祐ちゃんゴメン。オレ寝込んでて。今からそっちへいくけん待ってて。

「雅之・・・ここに来ようとしていたんだ・・・なのに、なんで・・・」
祐一は掠れた声で言い、よろよろと椅子に座ると電話を持ったまま机につっぷした。肩が小刻みに震えていた。
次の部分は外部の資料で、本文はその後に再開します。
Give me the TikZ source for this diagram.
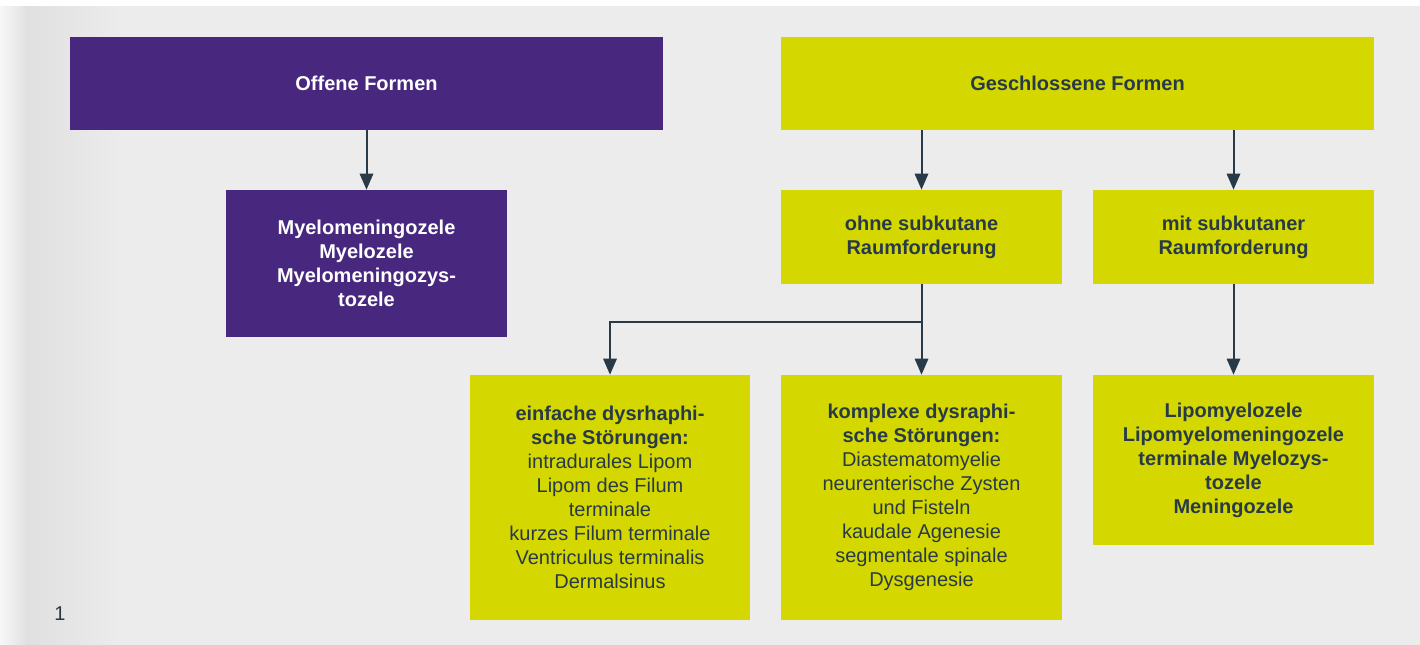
\documentclass[tikz,border=0pt]{standalone}
\usepackage{fontspec}
\setmainfont{Liberation Sans}
\definecolor{violett}{HTML}{48277F}
\definecolor{gelbgruen}{HTML}{D4D800}
\definecolor{schiefer}{HTML}{283A48}
\definecolor{hinterg}{HTML}{ECECEC}
\definecolor{rand}{HTML}{E0E0E0}
\usetikzlibrary{arrows.meta}

\begin{document}
\begin{tikzpicture}[x=0.75pt, y=-0.75pt,
    kasten/.style={inner sep=0pt, align=center, fill=gelbgruen, text=schiefer,
                   font=\fontsize{15}{18}\selectfont},
    lila/.style={kasten, fill=violett, text=white},
    breit/.style={minimum width=444.75pt, minimum height=69.75pt},
    schmal/.style={minimum width=210.75pt},
    pfeil/.style={draw=schiefer, line width=1.5pt, -{Triangle[width=10pt,length=12pt]}}]
    % hintergrund
    \useasboundingbox (0,0) rectangle (1420,644);
    \fill[white] (0,0) rectangle (1420,644);
    \shade[left color=hinterg!40!white, right color=hinterg!95!black] (0,6) rectangle (27,646);
    \fill[hinterg] (120,6) rectangle (1420,646);
    \shade[left color=rand, right color=hinterg] (27,6) rectangle (121,646);

    % obere ebene
    \node[lila, breit]   (offen)  at (366.5,83.5)  {\textbf{Offene Formen}};
    \node[kasten, breit] (geschl) at (1077.5,83.5) {\textbf{Geschlossene Formen}};

    % mittlere ebene
    \node[lila, schmal, minimum height=110.25pt] (myelo) at (366.5,263.5)
        {\textbf{Myelomeningozele}\\\textbf{Myelozele}\\\textbf{Myelomeningozys-}\\\textbf{tozele}};
    \node[kasten, schmal, minimum height=70.5pt] (ohne) at (921.5,237)
        {\textbf{ohne subkutane}\\\textbf{Raumforderung}};
    \node[kasten, schmal, minimum height=70.5pt] (mit) at (1233.5,237)
        {\textbf{mit subkutaner}\\\textbf{Raumforderung}};

    % untere ebene
    \node[kasten, minimum width=210pt, minimum height=183.75pt] (einfach) at (610,497.5)
        {\textbf{einfache dysrhaphi-}\\\textbf{sche Störungen:}\\intradurales Lipom\\Lipom des Filum\\terminale\\kurzes Filum terminale\\Ventriculus terminalis\\Dermalsinus};
    \node[kasten, schmal, minimum height=183.75pt] (komplex) at (921.5,497.5)
        {\textbf{komplexe dysraphi-}\\\textbf{sche Störungen:}\\Diastematomyelie\\neurenterische Zysten\\und Fisteln\\kaudale Agenesie\\segmentale spinale\\Dysgenesie};
    \node[kasten, schmal, minimum height=127.5pt] (lipo) at (1233.5,460)
        {\textbf{Lipomyelozele}\\\textbf{Lipomyelomeningozele}\\\textbf{terminale Myelozys-}\\\textbf{tozele}\\\textbf{Meningozele}};

    \node[text=schiefer, font=\fontsize{15}{18}\selectfont] (nr) at (60,614) {1};

    % pfeile
    \draw[pfeil] (offen) -- (myelo);
    \draw[pfeil] (ohne.north |- geschl.south) -- (ohne);
    \draw[pfeil] (mit.north |- geschl.south) -- (mit);
    \draw[pfeil] (ohne) -- (komplex);
    \draw[pfeil] (ohne.south) ++(0,38) -| (einfach.north);
    \draw[pfeil] (mit) -- (lipo);
\end{tikzpicture}
\end{document}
葛西はその姿を見ながら、事故の情報が間違いであることを願った。
 

 女は事故現場から離れると、電話をかけはじめた。
「私です。例の少年が、今『炸裂』しました。おそらく・・・」
「そうか、やはり予定外に話が進んでしまったな」
「阻止できず、申し訳ありません。まさかあの人があんな・・・」
「気にするな。単に計画が早めに進むだけだ。『賽は投げられた』というわけだな。まあ、こんな地方で始まったのは想定外だが」
「申し訳ありません・・・」
「君が謝ることはない。すべては神の思し召しさ。さあ、早く帰ってきて状況を説明しておくれ」
「承知いたしました」
女は携帯電話を閉じ、軽くため息をついた。
「本当に、どうしてこんなことに・・・」
女はそういうと、遠くに見える事故現場の喧騒を思いながら顔を覆ったが、すぐに姿勢を正すと何かつぶやいた。女はその後しばらく歩き、ようやく見つけたタクシーに乗り込むと、JRL駅まで行った。N鉄道の事故で電車に乗れなくなった人々が流れてきてごった返した駅に向かい、人ごみの中に消えていった。